De un ideario filosófico y burgués, con carácter selectivo en los siglos XVIII y XIX, la democracia se desarrolla hacia la idea del sufragio universal, con fundamento especialmente en el principio de la igualdad entre las personas. Así, con el fundamento de que cualquier individuo equivale al otro, puesto que son numéricamente iguales, y que cada persona en condiciones de votar es igual a un voto, se estableció que todos los individuos a partir de determinada edad (normalmente a partir de los dieciocho años) se convirtiera en un ciudadano con derecho a voto, por lo tanto con capacidad para autogobernarse. Al principio esta práctica sólo tenía en cuenta la voluntad de los varones libres, pero con el pasar del tiempo, poco a poco, fue extendiéndose a los sectores marginados y en los primeros años de la segunda mitad del siglo XX se extendió, a través del voto, también al sexo femenino, igualando la mujer al hombre.
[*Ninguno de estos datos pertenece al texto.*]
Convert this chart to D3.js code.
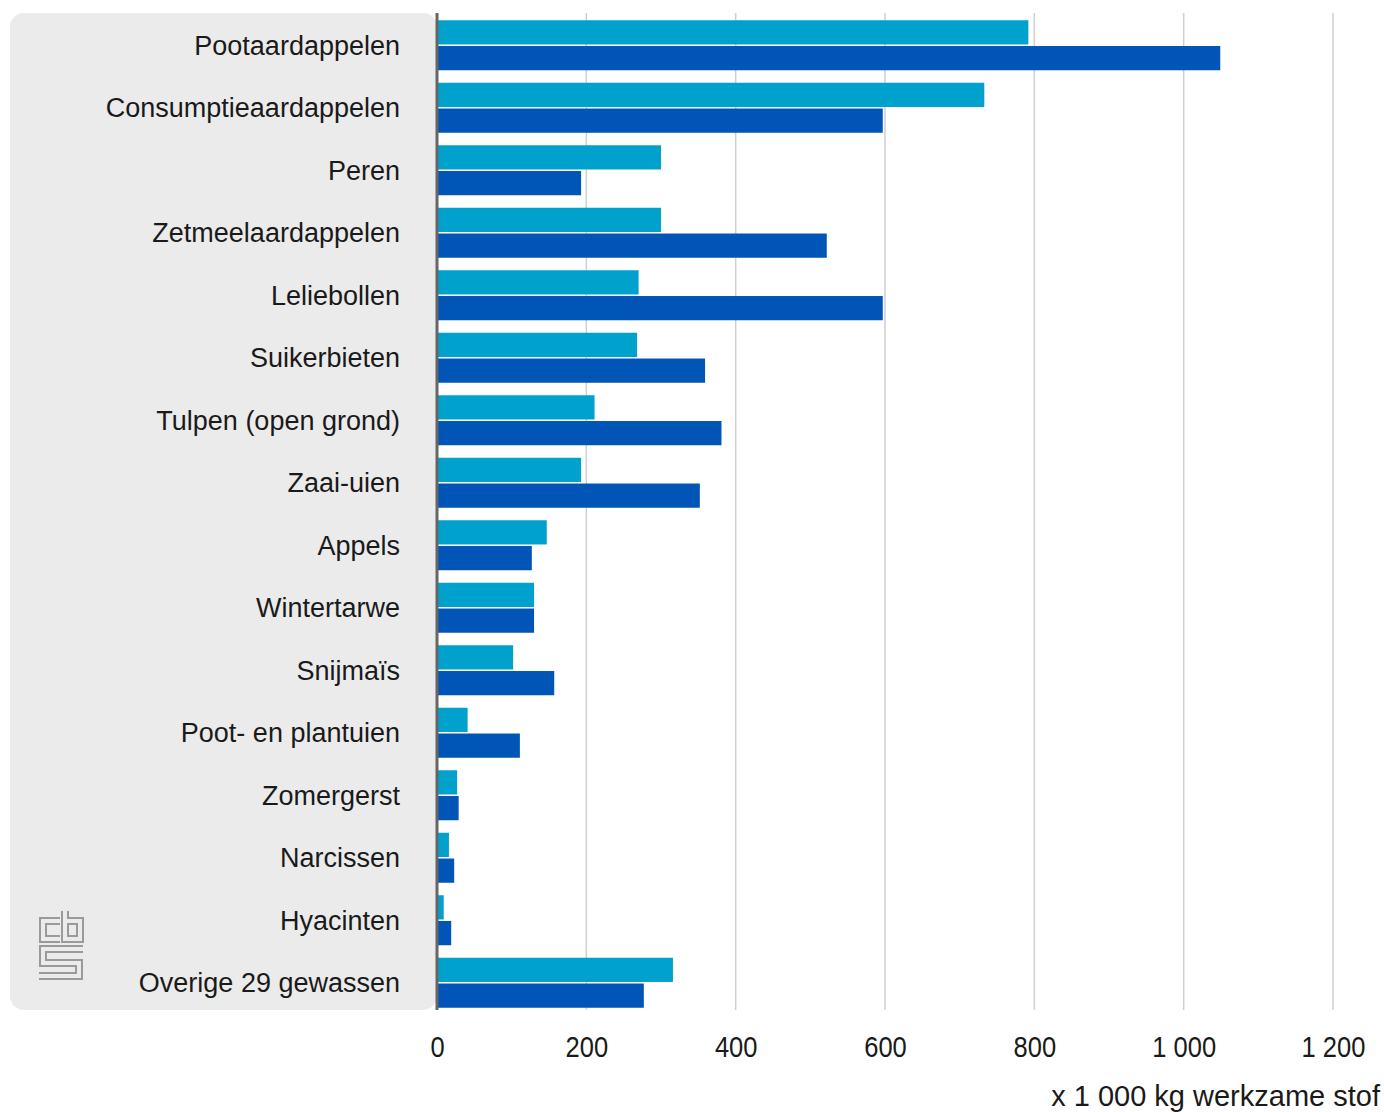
<!DOCTYPE html>
<html>
<head>
<meta charset="utf-8">
<script src="https://cdn.jsdelivr.net/npm/d3@7"></script>
<style>
  body { margin: 0; background: #fff; }
  text { font-family: "Liberation Sans", Arial, sans-serif; fill: #1a1a1a; }
</style>
</head>
<body>
<script>
// data
var crops = ["Pootaardappelen", "Consumptieaardappelen", "Peren", "Zetmeelaardappelen",
  "Leliebollen", "Suikerbieten", "Tulpen (open grond)", "Zaai-uien", "Appels",
  "Wintertarwe", "Snijmaïs", "Poot- en plantuien", "Zomergerst", "Narcissen",
  "Hyacinten", "Overige 29 gewassen"];
var seriesA = [792, 733, 300, 300, 270, 268, 211, 193, 147, 130, 102, 41, 27, 16, 9, 316];
var seriesB = [1049, 597, 193, 522, 597, 359, 381, 352, 127, 130, 157, 111, 29, 23, 19, 277];
var ticks = [0, 200, 400, 600, 800, 1000, 1200];
var unitLabel = "x 1 000 kg werkzame stof";

var width = 1384, height = 1112;
var colA = "#00a1cd", colB = "#0055b7";

var svg = d3.select("body").append("svg")
    .attr("width", width)
    .attr("height", height);

var x = d3.scaleLinear().domain([0, 1200]).range([437, 1333]);
var y = d3.scaleBand().domain(crops).range([14, 1014]).paddingInner(0.2).paddingOuter(0.1);
var sub = d3.scaleBand().domain(["a", "b"]).range([0, y.bandwidth()]).paddingInner(0.06);

var plotTop = 13, plotBottom = 1010;

// grey panel behind labels
svg.append("rect")
    .attr("x", 10).attr("y", plotTop)
    .attr("width", 427).attr("height", plotBottom - plotTop)
    .attr("rx", 14)
    .attr("fill", "#ebebeb");

// gridlines
svg.selectAll(".grid")
    .data(ticks.filter(function(d) { return d > 0; }))
    .enter().append("line")
    .attr("class", "grid")
    .attr("x1", function(d) { return x(d); })
    .attr("x2", function(d) { return x(d); })
    .attr("y1", plotTop).attr("y2", plotBottom)
    .attr("stroke", "#cfcfcf")
    .attr("stroke-width", 1.5);

// bars
var g = svg.selectAll(".row")
    .data(crops)
    .enter().append("g")
    .attr("class", "row")
    .attr("transform", function(d) { return "translate(0," + y(d) + ")"; });

g.append("rect")
    .attr("x", x(0) + 1)
    .attr("y", sub("a"))
    .attr("height", sub.bandwidth())
    .attr("width", function(d, i) { return x(seriesA[i]) - x(0) - 1; })
    .attr("fill", colA);

g.append("rect")
    .attr("x", x(0) + 1)
    .attr("y", sub("b"))
    .attr("height", sub.bandwidth())
    .attr("width", function(d, i) { return x(seriesB[i]) - x(0) - 1; })
    .attr("fill", colB);

g.append("text")
    .attr("x", 400)
    .attr("y", y.bandwidth() / 2)
    .attr("dy", "0.36em")
    .attr("text-anchor", "end")
    .style("font-size", "27px")
    .text(function(d) { return d; });

// zero axis line
svg.append("line")
    .attr("x1", x(0)).attr("x2", x(0))
    .attr("y1", plotTop).attr("y2", plotBottom)
    .attr("stroke", "#666")
    .attr("stroke-width", 3);

// x axis labels
var fmt = d3.formatLocale({decimal: ",", thousands: " ", grouping: [3], currency: ["", ""]}).format(",");
var xAxis = d3.axisBottom(x).tickValues(ticks).tickSize(0).tickPadding(0).tickFormat(fmt);
var ax = svg.append("g")
    .attr("transform", "translate(0,1036)")
    .call(xAxis);
ax.select(".domain").remove();
ax.selectAll("text")
    .style("font-size", "29px")
    .style("font-family", "'Liberation Sans', Arial, sans-serif")
    .attr("transform", "scale(0.88,1)")
    .attr("fill", "#1a1a1a");

svg.append("text")
    .attr("x", 1380)
    .attr("y", 1106)
    .attr("text-anchor", "end")
    .style("font-size", "29px")
    .text(unitLabel);

// cbs logo, double-line letters
var logo = svg.append("g").attr("transform", "translate(39,911)");
var letters = ["M21,10 H4 V28 H21", "M26,0 V28 H41 V10 H26", "M44,38 H4 V52 H40 V65 H0"];
letters.forEach(function(p) {
  logo.append("path").attr("d", p).attr("fill", "none")
      .attr("stroke", "#9a9a9a").attr("stroke-width", 8);
  logo.append("path").attr("d", p).attr("fill", "none")
      .attr("stroke", "#ebebeb").attr("stroke-width", 4);
});
</script>
</body>
</html>
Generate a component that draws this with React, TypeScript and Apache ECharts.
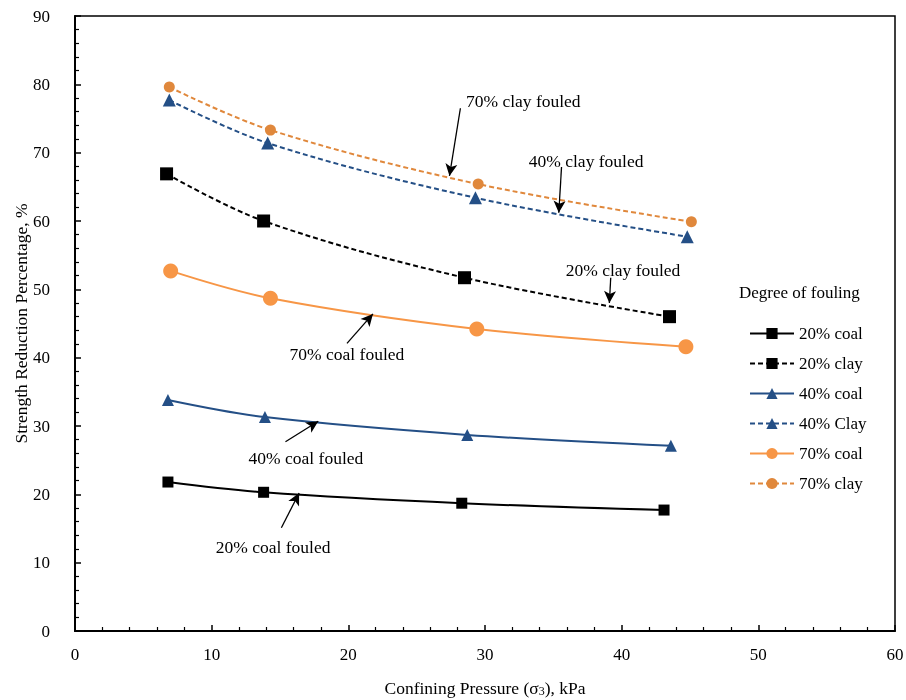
import React, { useEffect, useRef } from "react";
import * as echarts from "echarts";

const coal20X = [6.8, 13.8, 28.3, 43.1];
const coal20Y = [21.8, 20.3, 18.7, 17.7];
const clay20X = [6.7, 13.8, 28.5, 43.5];
const clay20Y = [66.9, 60.0, 51.7, 46.0];
const coal40X = [6.8, 13.9, 28.7, 43.6];
const coal40Y = [33.8, 31.3, 28.7, 27.1];
const clay40X = [6.9, 14.1, 29.3, 44.8];
const clay40Y = [77.7, 71.4, 63.4, 57.7];
const coal70X = [7.0, 14.3, 29.4, 44.7];
const coal70Y = [52.7, 48.7, 44.2, 41.6];
const clay70X = [6.9, 14.3, 29.5, 45.1];
const clay70Y = [79.6, 73.3, 65.4, 59.9];

const seriesNames = ["20% coal", "20% clay", "40% coal", "40% Clay", "70% coal", "70% clay"];

// annotations: label, text anchor (data coords), arrow start, arrow end
const annLabels = ["70% clay fouled", "40% clay fouled", "20% clay fouled", "70% coal fouled", "40% coal fouled", "20% coal fouled"];
const annText: [number, number][] = [[32.8, 77.6], [37.4, 68.8], [40.1, 52.9], [19.9, 40.6], [16.9, 25.3], [14.5, 12.3]];
const annFrom: [number, number][] = [[28.2, 76.5], [35.6, 67.9], [39.2, 51.7], [19.9, 42.1], [15.4, 27.7], [15.1, 15.1]];
const annTo: [number, number][] = [[27.4, 66.6], [35.4, 61.2], [39.1, 48.0], [21.8, 46.4], [17.8, 30.7], [16.4, 20.2]];

const FONT = "'Liberation Serif', 'Times New Roman', serif";
const BLUE = "#244F86";
const ORANGE = "#F79646";
const DORANGE = "#E0883C";

const zip = (xs: number[], ys: number[]) => xs.map((x, i) => [x, ys[i]]);

export default function App() {
  const ref = useRef<HTMLDivElement>(null);
  useEffect(() => {
    if (!ref.current) return;
    const chart = echarts.init(ref.current, null, { renderer: "svg" });
    const mk = (name: string, xs: number[], ys: number[], color: string, dashed: boolean, symbol: string, size: number) => ({
      name,
      type: "line",
      data: zip(xs, ys),
      smooth: 0.35,
      symbol,
      symbolSize: size,
      showSymbol: true,
      lineStyle: { color, width: 2, type: dashed ? [5, 3] : "solid" },
      itemStyle: { color, borderWidth: 0 },
      z: 3,
    });
    const series: any[] = [
      mk(seriesNames[0], coal20X, coal20Y, "#000", false, "rect", 11),
      mk(seriesNames[1], clay20X, clay20Y, "#000", true, "rect", 13),
      mk(seriesNames[2], coal40X, coal40Y, BLUE, false, "triangle", 12),
      mk(seriesNames[3], clay40X, clay40Y, BLUE, true, "triangle", 13),
      mk(seriesNames[4], coal70X, coal70Y, ORANGE, false, "circle", 15),
      mk(seriesNames[5], clay70X, clay70Y, DORANGE, true, "circle", 11),
    ];
    series.push({
      name: "annotations",
      type: "scatter",
      data: annText.map((p, i) => ({ value: p, label: { formatter: annLabels[i] } })),
      symbolSize: 0,
      silent: true,
      itemStyle: { opacity: 1 },
      label: { show: true, position: "inside", color: "#000", opacity: 1, fontFamily: FONT, fontSize: 17.5, textBorderWidth: 0 },
      markLine: {
        silent: true,
        animation: false,
        symbol: ["none", "arrow"],
        symbolSize: [9, 12],
        lineStyle: { color: "#000", width: 1.3, type: "solid", opacity: 1 },
        label: { show: false },
        data: annFrom.map((p, i) => [{ coord: p }, { coord: annTo[i] }]),
      },
    });
    chart.setOption({
      animation: false,
      textStyle: { fontFamily: FONT },
      grid: {
        left: 75, top: 16, right: 11, bottom: 69,
        outerBoundsMode: "none",
        containLabel: false,
        show: true, borderColor: "#000", borderWidth: 1.5,
      },
      legend: {
        data: seriesNames,
        orient: "vertical",
        left: 744,
        top: 320,
        itemWidth: 44,
        itemHeight: 14,
        itemGap: 13,
        textStyle: { fontFamily: FONT, fontSize: 17, color: "#000" },
      },
      graphic: [
        {
          type: "text",
          left: 739,
          top: 284,
          style: { text: "Degree of fouling", fontFamily: FONT, fontSize: 17, fill: "#000" },
        },
      ],
      xAxis: {
        type: "value",
        min: 0,
        max: 60,
        interval: 10,
        name: "{a|Confining Pressure (σ}{s|3}{a|), kPa}",
        nameLocation: "middle",
        nameGap: 48,
        nameTextStyle: {
          rich: {
            a: { fontFamily: FONT, fontSize: 17.5, color: "#000" },
            s: { fontFamily: FONT, fontSize: 12, color: "#000", verticalAlign: "bottom", padding: [6, 0, 0, 0] },
          },
        },
        axisLine: { lineStyle: { color: "#000", width: 2 } },
        axisTick: { inside: true, length: 6, lineStyle: { color: "#000", width: 1.5 } },
        minorTick: { show: true, splitNumber: 5, length: 4, lineStyle: { color: "#000", width: 1.2 } },
        axisLabel: { color: "#000", fontFamily: FONT, fontSize: 17, margin: 15 },
        splitLine: { show: false },
      },
      yAxis: {
        type: "value",
        min: 0,
        max: 90,
        interval: 10,
        name: "Strength Reduction Percentage, %",
        nameLocation: "middle",
        nameMoveOverlap: false,
        nameGap: 45,
        nameTextStyle: { fontFamily: FONT, fontSize: 17.5, color: "#000" },
        axisLine: { lineStyle: { color: "#000", width: 2 } },
        axisTick: { inside: true, length: 6, lineStyle: { color: "#000", width: 1.5 } },
        minorTick: { show: true, splitNumber: 5, length: 4, lineStyle: { color: "#000", width: 1.2 } },
        axisLabel: { color: "#000", fontFamily: FONT, fontSize: 17, margin: 25 },
        splitLine: { show: false },
      },
      series,
    });
    return () => chart.dispose();
  }, []);
  return <div ref={ref} style={{ position: "fixed", left: 0, top: 0, width: 906, height: 700 }} />;
}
En razón del principio de igualdad y por el hecho de que el poder viene de los ciudadanos que expresan sus votos en sufragio universal, se define la democracia como el autogobierno del pueblo. No obstante el hecho de que, en el sufragio universal, se supone la voluntad de la mayoría y no exactamente la voluntad del todo. Se trata, pues, de una representación numérica de lo que los individuos de la sociedad desean. Además, se trata de una voluntad en potencia, y no exactamente en acto, puesto que, la mayoría que la expresa, lo hace a través de mandato sin un objeto específico. Por esto los críticos del proceso democrático, concebido en estos términos, lo entienden como una idea teórica, sin correspondencia efectiva en la realidad, sobre todo, cuando se elabora o se concretiza la ley, que se realiza indirectamente por medio de los dirigentes nombrados, que muchas veces no corresponden a la voluntad del pueblo, o por lo menos de la mayoría, u otras veces son manejados por quienes no aparecen en el proceso democrático. Los manejan, pues, los oficiales (los efectivamente dueños del poder) que se ocultan.
Por otra parte, la racionalidad democrática enfrenta como problema crucial la voluntad individual expresada con carácter pasional e instintivo, hecho que impide la reflexión y la libre expresión de la voluntad. Así, la presencia de las reacciones sentimentales en el proceso democrático constituye un factor perturbador de la expresión de la voluntad libre y en consecuencia un medio eficaz de actuación sobre las masas y manipulación del poder, puesto que el voto de la mayoría, en realidad, no se obtiene con el más riguroso razonamiento o con las más expresivas evidencias, sino con buena dosis de sentimientos, creencia y fe.
1 Evola, J. et Guenón, R. Jerarquía y democracia, Buenos Aires, 1997, Ediciones Teseo, p. 19.
2 Guenón, R. La metafísica oriental, Madrid 1995, Ediciones Obelisco, p. 23.
3 Evola, J. et Guenón, R. Jerarquía y democracia, Buenos Aires, 1997, Ediciones Teseo, p. 21-22.
4 Guénon, R. La metafísica oriental, Madrid 1995, Ediciones Obelisco, p. 25.
5 Evola, J. et Guenón, R. Jerarquía y democracia, Buenos Aires, 1997, Ediciones Teseo, p. 26.
6 Evola, J. et Guenón, R. Jerarquía y democracia, Buenos Aires, 1997, Ediciones Teseo, p. 30.